▶ [Given data]
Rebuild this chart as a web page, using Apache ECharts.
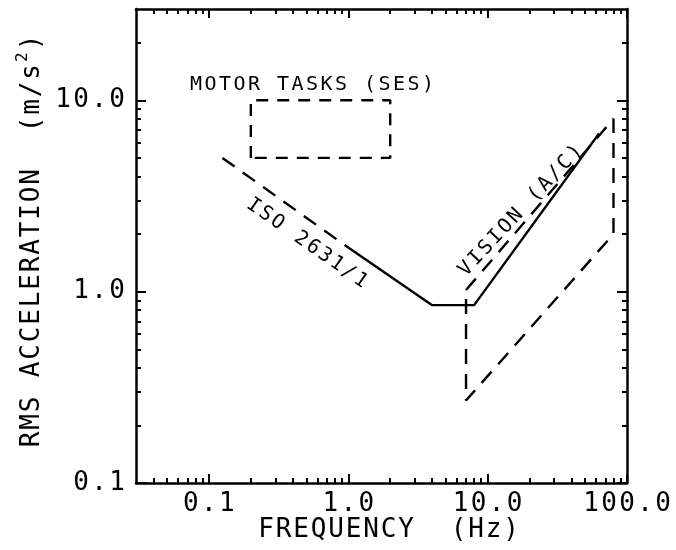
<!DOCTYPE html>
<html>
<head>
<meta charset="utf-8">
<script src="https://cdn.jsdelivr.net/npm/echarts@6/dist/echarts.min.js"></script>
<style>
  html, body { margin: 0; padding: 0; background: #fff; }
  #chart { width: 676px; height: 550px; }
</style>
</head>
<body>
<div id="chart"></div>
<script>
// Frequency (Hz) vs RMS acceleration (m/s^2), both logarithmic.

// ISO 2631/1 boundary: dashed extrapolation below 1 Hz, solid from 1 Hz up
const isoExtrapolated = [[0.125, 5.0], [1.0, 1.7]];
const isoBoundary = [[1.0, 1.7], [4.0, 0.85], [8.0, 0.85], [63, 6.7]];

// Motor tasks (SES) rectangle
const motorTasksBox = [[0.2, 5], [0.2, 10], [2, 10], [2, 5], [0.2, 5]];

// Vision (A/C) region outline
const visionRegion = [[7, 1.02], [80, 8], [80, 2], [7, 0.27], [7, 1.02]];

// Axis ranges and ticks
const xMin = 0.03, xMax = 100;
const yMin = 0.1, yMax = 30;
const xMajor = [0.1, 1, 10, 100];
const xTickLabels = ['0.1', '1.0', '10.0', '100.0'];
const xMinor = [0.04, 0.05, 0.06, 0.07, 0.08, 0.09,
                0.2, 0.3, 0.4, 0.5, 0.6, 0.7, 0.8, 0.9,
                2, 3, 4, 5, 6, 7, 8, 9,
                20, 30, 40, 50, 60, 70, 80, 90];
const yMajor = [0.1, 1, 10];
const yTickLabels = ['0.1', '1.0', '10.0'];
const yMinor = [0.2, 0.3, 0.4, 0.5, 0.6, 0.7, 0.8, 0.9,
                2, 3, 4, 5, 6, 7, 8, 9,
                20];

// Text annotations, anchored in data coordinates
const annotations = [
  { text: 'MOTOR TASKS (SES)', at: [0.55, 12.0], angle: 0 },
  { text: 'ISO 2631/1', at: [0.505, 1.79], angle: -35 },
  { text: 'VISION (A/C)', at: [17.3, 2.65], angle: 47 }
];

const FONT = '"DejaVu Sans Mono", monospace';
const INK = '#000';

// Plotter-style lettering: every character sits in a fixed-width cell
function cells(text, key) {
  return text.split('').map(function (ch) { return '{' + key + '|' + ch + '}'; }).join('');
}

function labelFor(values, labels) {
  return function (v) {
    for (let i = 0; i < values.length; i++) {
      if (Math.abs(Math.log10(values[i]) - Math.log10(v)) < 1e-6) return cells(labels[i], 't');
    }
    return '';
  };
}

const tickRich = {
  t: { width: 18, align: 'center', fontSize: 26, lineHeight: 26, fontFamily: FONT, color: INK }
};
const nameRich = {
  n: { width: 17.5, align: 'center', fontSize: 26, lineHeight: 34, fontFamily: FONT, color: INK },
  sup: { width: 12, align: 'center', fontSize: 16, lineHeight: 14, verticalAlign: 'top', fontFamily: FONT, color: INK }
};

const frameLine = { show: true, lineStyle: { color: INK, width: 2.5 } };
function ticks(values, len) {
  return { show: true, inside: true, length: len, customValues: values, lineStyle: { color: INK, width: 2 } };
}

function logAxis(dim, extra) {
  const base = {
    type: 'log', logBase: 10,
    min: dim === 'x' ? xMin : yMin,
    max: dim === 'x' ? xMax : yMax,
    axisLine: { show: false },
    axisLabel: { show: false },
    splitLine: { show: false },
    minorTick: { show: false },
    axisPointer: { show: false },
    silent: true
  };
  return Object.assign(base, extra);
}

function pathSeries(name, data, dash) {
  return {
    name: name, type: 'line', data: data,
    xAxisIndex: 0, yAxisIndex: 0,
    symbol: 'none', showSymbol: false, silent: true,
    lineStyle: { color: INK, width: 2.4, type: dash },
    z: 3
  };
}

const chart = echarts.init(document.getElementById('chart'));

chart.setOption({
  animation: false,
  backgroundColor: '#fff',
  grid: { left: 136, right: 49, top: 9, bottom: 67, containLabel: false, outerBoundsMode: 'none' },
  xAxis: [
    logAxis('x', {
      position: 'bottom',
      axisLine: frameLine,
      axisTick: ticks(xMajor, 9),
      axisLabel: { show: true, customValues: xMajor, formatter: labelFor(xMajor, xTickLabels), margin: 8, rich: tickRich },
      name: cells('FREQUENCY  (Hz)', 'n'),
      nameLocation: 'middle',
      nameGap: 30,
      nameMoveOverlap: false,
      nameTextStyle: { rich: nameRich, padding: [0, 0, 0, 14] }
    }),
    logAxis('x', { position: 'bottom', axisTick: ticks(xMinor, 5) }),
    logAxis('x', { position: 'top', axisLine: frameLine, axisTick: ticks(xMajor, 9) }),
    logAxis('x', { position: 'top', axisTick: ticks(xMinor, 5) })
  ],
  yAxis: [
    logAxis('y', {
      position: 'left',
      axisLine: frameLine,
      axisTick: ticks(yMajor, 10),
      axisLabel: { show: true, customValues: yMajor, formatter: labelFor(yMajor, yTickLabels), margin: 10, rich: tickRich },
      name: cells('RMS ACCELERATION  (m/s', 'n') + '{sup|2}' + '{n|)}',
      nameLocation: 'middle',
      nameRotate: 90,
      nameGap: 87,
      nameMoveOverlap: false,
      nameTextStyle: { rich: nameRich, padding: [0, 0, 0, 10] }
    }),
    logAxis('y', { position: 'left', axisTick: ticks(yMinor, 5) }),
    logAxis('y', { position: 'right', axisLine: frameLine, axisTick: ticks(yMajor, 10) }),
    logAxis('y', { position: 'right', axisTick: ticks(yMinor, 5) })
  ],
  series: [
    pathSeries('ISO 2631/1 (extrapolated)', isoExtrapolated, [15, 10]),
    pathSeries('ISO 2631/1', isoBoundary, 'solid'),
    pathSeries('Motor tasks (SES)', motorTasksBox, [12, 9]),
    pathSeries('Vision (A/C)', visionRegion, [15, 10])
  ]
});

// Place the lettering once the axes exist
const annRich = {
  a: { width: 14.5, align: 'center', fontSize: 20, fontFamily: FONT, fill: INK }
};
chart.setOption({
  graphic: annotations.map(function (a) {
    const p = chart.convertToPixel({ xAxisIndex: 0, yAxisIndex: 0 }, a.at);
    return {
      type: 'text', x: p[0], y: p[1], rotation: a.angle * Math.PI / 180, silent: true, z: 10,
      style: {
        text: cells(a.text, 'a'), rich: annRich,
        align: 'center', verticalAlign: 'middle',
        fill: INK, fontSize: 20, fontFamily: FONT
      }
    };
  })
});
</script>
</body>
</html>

▶ [Exercise description]
Starting at the first line of the material, output exactly the lines up to and including the one with "0.27], [7, 1.02]];". Do not include the pictures.

▶ [Problem solution]
Rebuild this chart as a web page, using Apache ECharts.
<!DOCTYPE html>
<html>
<head>
<meta charset="utf-8">
<script src="https://cdn.jsdelivr.net/npm/echarts@6/dist/echarts.min.js"></script>
<style>
  html, body { margin: 0; padding: 0; background: #fff; }
  #chart { width: 676px; height: 550px; }
</style>
</head>
<body>
<div id="chart"></div>
<script>
// Frequency (Hz) vs RMS acceleration (m/s^2), both logarithmic.

// ISO 2631/1 boundary: dashed extrapolation below 1 Hz, solid from 1 Hz up
const isoExtrapolated = [[0.125, 5.0], [1.0, 1.7]];
const isoBoundary = [[1.0, 1.7], [4.0, 0.85], [8.0, 0.85], [63, 6.7]];

// Motor tasks (SES) rectangle
const motorTasksBox = [[0.2, 5], [0.2, 10], [2, 10], [2, 5], [0.2, 5]];

// Vision (A/C) region outline
const visionRegion = [[7, 1.02], [80, 8], [80, 2], [7, 0.27], [7, 1.02]];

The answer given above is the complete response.